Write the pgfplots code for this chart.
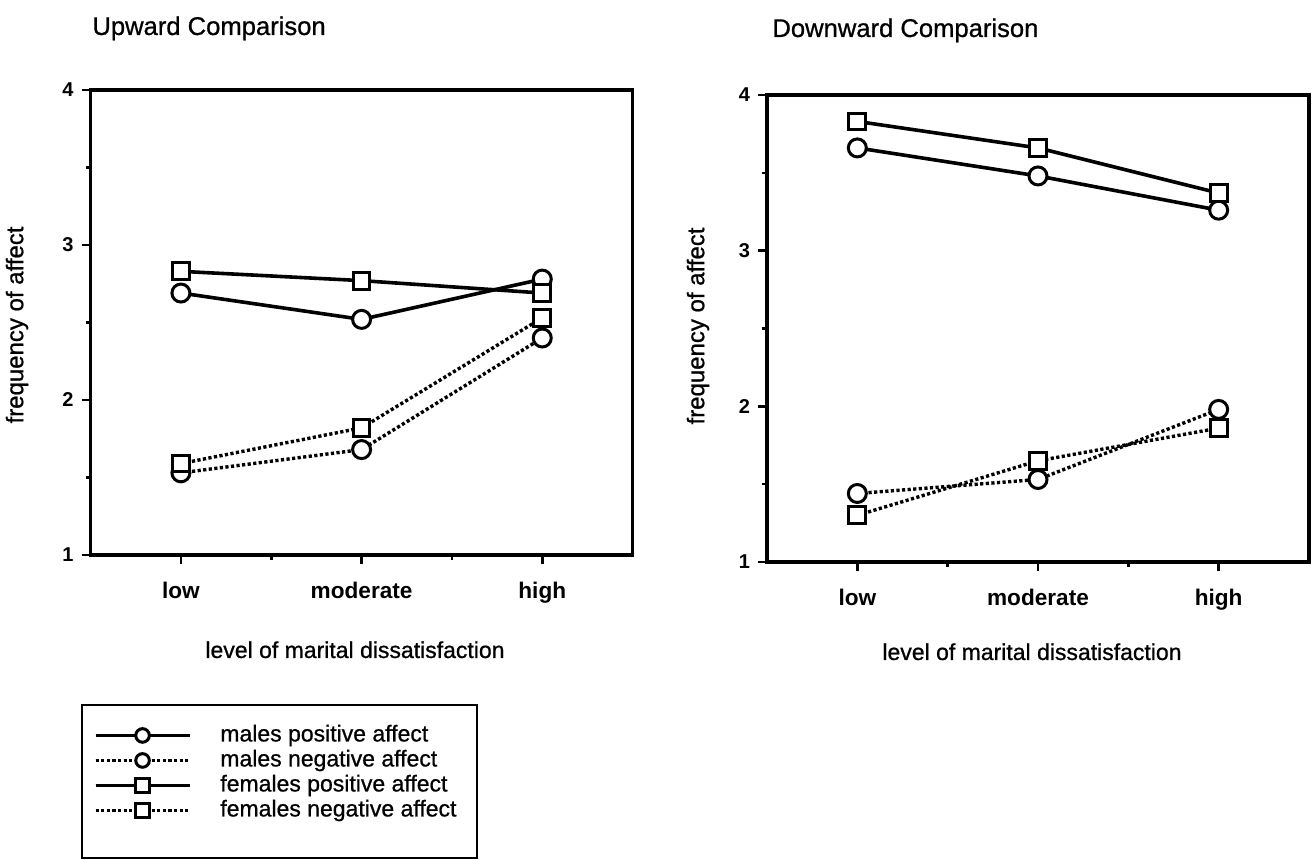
\documentclass[border=0pt]{standalone}
\usepackage{fontspec}
\setmainfont{Liberation Sans}
\newfontface\hv[FakeBold=0.8]{Liberation Sans}
\usepackage{pgfplots}
\pgfplotsset{compat=1.18}

\pgfplotsset{
  myax/.style={
    scale only axis, width=271pt,
    xmin=-0.5, xmax=2.5, ymin=1, ymax=4,
    axis line style={line width=1.8pt},
    xtick={0,1,2}, xticklabels={low,moderate,high},
    minor xtick={0.5,1.5},
    ytick={1,2,3,4}, minor ytick={1.5,2.5,3.5},
    tick align=outside, tick pos=left,
    major tick length=4.5pt, minor tick length=2.5pt,
    every tick/.style={black, line width=1.3pt},
    /pgf/number format/assume math mode=true,
    xticklabel style={font=\bfseries\fontsize{11.3}{13}\selectfont, yshift=-5.5pt},
    yticklabel style={font=\bfseries\fontsize{10}{12}\selectfont, xshift=-0.5pt},
    clip=false,
  },
  mpos/.style={black, line width=1.8pt, mark=*, mark size=4.5pt, mark options={solid, fill=white, line width=1.5pt}},
  mneg/.style={black, line width=1.7pt, dash pattern=on 1.6pt off 1.2pt, mark=*, mark size=4.5pt, mark options={solid, fill=white, line width=1.5pt}},
  fpos/.style={black, line width=1.8pt, mark=square*, mark size=4.2pt, mark options={solid, fill=white, line width=1.5pt}},
  fneg/.style={black, line width=1.7pt, dash pattern=on 1.6pt off 1.2pt, mark=square*, mark size=4.2pt, mark options={solid, fill=white, line width=1.5pt}},
}

\begin{document}
\begin{tikzpicture}[x=1pt,y=1pt]
\path[use as bounding box] (0,0) rectangle (657,430);

% Left: Upward comparison
\begin{axis}[myax, height=232.5pt, at={(45.3pt,152.5pt)}, anchor=south west,
  legend style={draw=none, fill=none, at={(rel axis cs:-0.006,-0.355)}, anchor=north west,
    font=\hv\fontsize{11.5}{13}\selectfont, column sep=14.5pt, row sep=1.5pt,
    nodes={inner sep=0pt, text height=8.5pt, text depth=2.5pt}},
  legend cell align=left,
  legend image code/.code={
    \draw[#1, mark=none] (0pt,0pt) -- (47pt,0pt);
    \draw[#1, mark size=3.4pt, mark repeat=2, mark phase=2] plot coordinates {(0pt,0pt) (23.5pt,0pt) (47pt,0pt)};
  },
]
\addplot[mpos] coordinates {(0,2.69) (1,2.52) (2,2.78)};
\addlegendentry{males positive affect}
\addplot[mneg] coordinates {(0,1.53) (1,1.68) (2,2.40)};
\addlegendentry{males negative affect}
\addplot[fpos] coordinates {(0,2.83) (1,2.77) (2,2.69)};
\addlegendentry{females positive affect}
\addplot[fneg] coordinates {(0,1.59) (1,1.82) (2,2.53)};
\addlegendentry{females negative affect}
\end{axis}

% Right: Downward comparison
\begin{axis}[myax, height=233.5pt, at={(383.5pt,149pt)}, anchor=south west]
\addplot[mpos] coordinates {(0,3.66) (1,3.48) (2,3.26)};
\addplot[mneg] coordinates {(0,1.44) (1,1.53) (2,1.98)};
\addplot[fpos] coordinates {(0,3.83) (1,3.66) (2,3.37)};
\addplot[fneg] coordinates {(0,1.30) (1,1.65) (2,1.86)};
\end{axis}

% titles and labels
\node[anchor=base west, font=\hv\fontsize{12.8}{14}\selectfont, inner sep=0pt] at (46pt,412.5pt) {Upward Comparison};
\node[anchor=base west, font=\hv\fontsize{12.8}{14}\selectfont, inner sep=0pt] at (386pt,411.5pt) {Downward Comparison};
\node[rotate=90, font=\hv\fontsize{12}{14}\selectfont, inner sep=0pt] at (8.5pt,267.5pt) {frequency of affect};
\node[rotate=90, font=\hv\fontsize{12}{14}\selectfont, inner sep=0pt] at (349pt,267pt) {frequency of affect};
\node[anchor=base, font=\hv\fontsize{11.5}{13}\selectfont, inner sep=0pt] at (177.5pt,101pt) {level of marital dissatisfaction};
\node[anchor=base, font=\hv\fontsize{11.5}{13}\selectfont, inner sep=0pt] at (516pt,100pt) {level of marital dissatisfaction};

% legend frame
\draw[line width=1.4pt] (41pt,1pt) rectangle (238.5pt,77.5pt);
\end{tikzpicture}
\end{document}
+++
WHAT THE TASK ASKS :: Leave out any pictures, please, and quote only the lines from the top of the data through the line that contains "(0,0) rectangle (657,430);".

SOLUTION ::
Write the pgfplots code for this chart.
\documentclass[border=0pt]{standalone}
\usepackage{fontspec}
\setmainfont{Liberation Sans}
\newfontface\hv[FakeBold=0.8]{Liberation Sans}
\usepackage{pgfplots}
\pgfplotsset{compat=1.18}

\pgfplotsset{
  myax/.style={
    scale only axis, width=271pt,
    xmin=-0.5, xmax=2.5, ymin=1, ymax=4,
    axis line style={line width=1.8pt},
    xtick={0,1,2}, xticklabels={low,moderate,high},
    minor xtick={0.5,1.5},
    ytick={1,2,3,4}, minor ytick={1.5,2.5,3.5},
    tick align=outside, tick pos=left,
    major tick length=4.5pt, minor tick length=2.5pt,
    every tick/.style={black, line width=1.3pt},
    /pgf/number format/assume math mode=true,
    xticklabel style={font=\bfseries\fontsize{11.3}{13}\selectfont, yshift=-5.5pt},
    yticklabel style={font=\bfseries\fontsize{10}{12}\selectfont, xshift=-0.5pt},
    clip=false,
  },
  mpos/.style={black, line width=1.8pt, mark=*, mark size=4.5pt, mark options={solid, fill=white, line width=1.5pt}},
  mneg/.style={black, line width=1.7pt, dash pattern=on 1.6pt off 1.2pt, mark=*, mark size=4.5pt, mark options={solid, fill=white, line width=1.5pt}},
  fpos/.style={black, line width=1.8pt, mark=square*, mark size=4.2pt, mark options={solid, fill=white, line width=1.5pt}},
  fneg/.style={black, line width=1.7pt, dash pattern=on 1.6pt off 1.2pt, mark=square*, mark size=4.2pt, mark options={solid, fill=white, line width=1.5pt}},
}

\begin{document}
\begin{tikzpicture}[x=1pt,y=1pt]
\path[use as bounding box] (0,0) rectangle (657,430);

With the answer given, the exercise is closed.